- _Exercise aim_
Could you repeat, exactly as they stand, the lines between the one with "Rebuild this diagram" and the one with "(0,0) rectangle (829,344);", inclusive, minus the pictures?

- _Entries shown_
****************************************

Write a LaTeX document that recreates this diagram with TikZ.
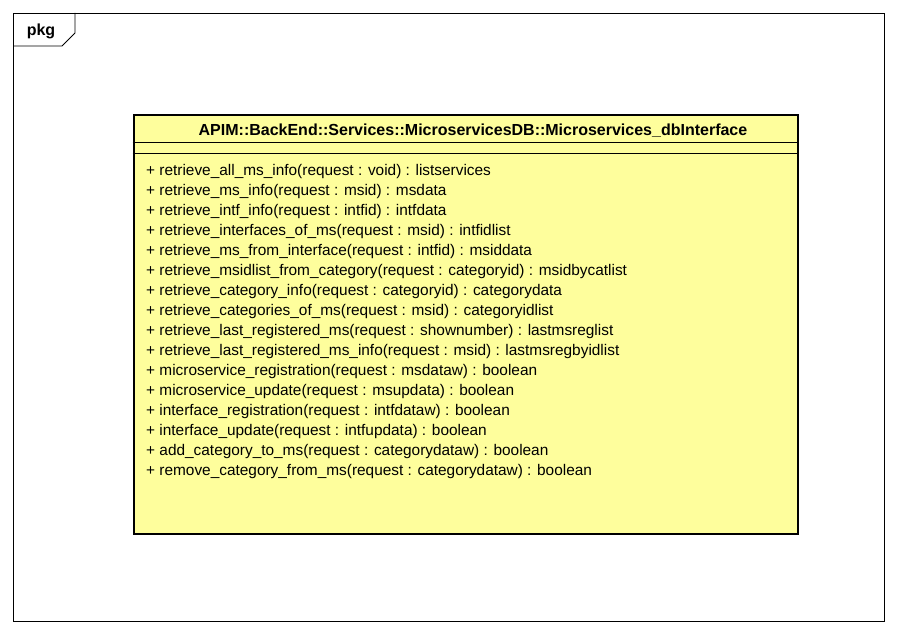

****************************************

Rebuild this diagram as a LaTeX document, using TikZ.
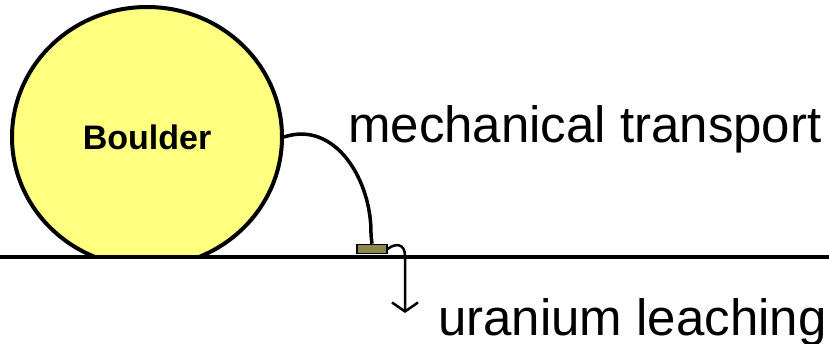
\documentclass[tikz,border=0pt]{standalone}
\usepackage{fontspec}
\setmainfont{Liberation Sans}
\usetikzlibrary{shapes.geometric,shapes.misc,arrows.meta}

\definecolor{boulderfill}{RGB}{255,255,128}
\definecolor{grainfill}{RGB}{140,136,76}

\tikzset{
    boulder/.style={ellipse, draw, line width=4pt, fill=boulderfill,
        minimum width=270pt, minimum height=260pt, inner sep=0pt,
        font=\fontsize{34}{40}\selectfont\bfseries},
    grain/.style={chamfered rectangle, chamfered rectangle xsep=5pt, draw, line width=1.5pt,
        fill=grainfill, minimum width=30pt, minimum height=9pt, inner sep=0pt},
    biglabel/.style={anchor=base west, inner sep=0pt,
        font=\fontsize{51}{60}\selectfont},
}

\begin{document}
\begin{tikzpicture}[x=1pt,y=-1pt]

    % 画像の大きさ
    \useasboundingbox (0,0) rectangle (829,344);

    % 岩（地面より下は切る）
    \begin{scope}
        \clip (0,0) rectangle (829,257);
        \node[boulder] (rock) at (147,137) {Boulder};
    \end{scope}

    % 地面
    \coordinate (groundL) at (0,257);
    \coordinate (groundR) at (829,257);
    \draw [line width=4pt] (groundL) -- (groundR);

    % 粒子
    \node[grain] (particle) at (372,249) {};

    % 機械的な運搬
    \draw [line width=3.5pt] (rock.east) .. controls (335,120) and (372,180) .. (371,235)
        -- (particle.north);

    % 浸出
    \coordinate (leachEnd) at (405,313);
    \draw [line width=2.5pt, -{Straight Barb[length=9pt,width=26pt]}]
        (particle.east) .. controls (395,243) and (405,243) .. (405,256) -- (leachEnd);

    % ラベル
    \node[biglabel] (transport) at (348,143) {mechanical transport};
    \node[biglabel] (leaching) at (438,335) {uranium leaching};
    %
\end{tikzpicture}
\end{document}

****************************************

- _Worked solution_
Rebuild this diagram as a LaTeX document, using TikZ.
\documentclass[tikz,border=0pt]{standalone}
\usepackage{fontspec}
\setmainfont{Liberation Sans}
\usetikzlibrary{shapes.geometric,shapes.misc,arrows.meta}

\definecolor{boulderfill}{RGB}{255,255,128}
\definecolor{grainfill}{RGB}{140,136,76}

\tikzset{
    boulder/.style={ellipse, draw, line width=4pt, fill=boulderfill,
        minimum width=270pt, minimum height=260pt, inner sep=0pt,
        font=\fontsize{34}{40}\selectfont\bfseries},
    grain/.style={chamfered rectangle, chamfered rectangle xsep=5pt, draw, line width=1.5pt,
        fill=grainfill, minimum width=30pt, minimum height=9pt, inner sep=0pt},
    biglabel/.style={anchor=base west, inner sep=0pt,
        font=\fontsize{51}{60}\selectfont},
}

\begin{document}
\begin{tikzpicture}[x=1pt,y=-1pt]

    % 画像の大きさ
    \useasboundingbox (0,0) rectangle (829,344);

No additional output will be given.